Duygu ve düşüncelerinizi güvendiğiniz kişilerle paylaşın, yazıya dökün
Akut stres reaksiyonun travma sonrası stres bozukluğuna dönüşmesindeki en önemli risk etkeni kaçınmadır. Yukarıda da bahsettiğim gibi kaçınmanın bir belirtisi de travmanın yarattığı duygular ve düşüncelerden kaçınmadır. Eğer bu konuda konuşursanız acınızın daha da artacağını düşünüyorsanız yanılıyorsunuz. Paylaşılan acı azalır. Güvendiğiniz bir yakınınızla depremle ilgili duygu ve düşüncelerinizi paylaşın. Bu noktada aman dikkat: aldığınız ve izlediğiniz haberleri paylaşın demiyorum. Bunu yaparsanız yakınınızı da gereksiz bilgi kirliliğine maruz bırakmış olursunuz.

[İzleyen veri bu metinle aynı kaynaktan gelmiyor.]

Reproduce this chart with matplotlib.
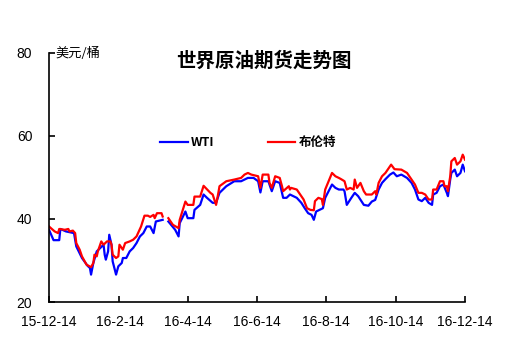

Kendi fiziksel sağlığınızı ihmal etmeyin
Uyku uyanıklık döngünüze dikkat edin. Geç saate kadar haberleri izleyip öğlene doğru kalkmayın. Uyku bozulursa ruh sağlığı da bozulmaya başlar. Beslenmenize, kişisel bakımınıza dikkat edin. Sağ kalanın suçluluğu nedeniyle uyumayan, yeterince beslenmeyen kişiler olduğunu tahmin edebiliyorum. Unutmayın: sizin acı çekmeniz, kendinizi ihmal etmeniz deprem mağdurlarını iyileştirmeyecek. Ancak siz iyi olursanız onlara destek olabilirsiniz. Bu nedenle kendi fiziksel ve ruhsal sağlığınızı ihmal etmeyin.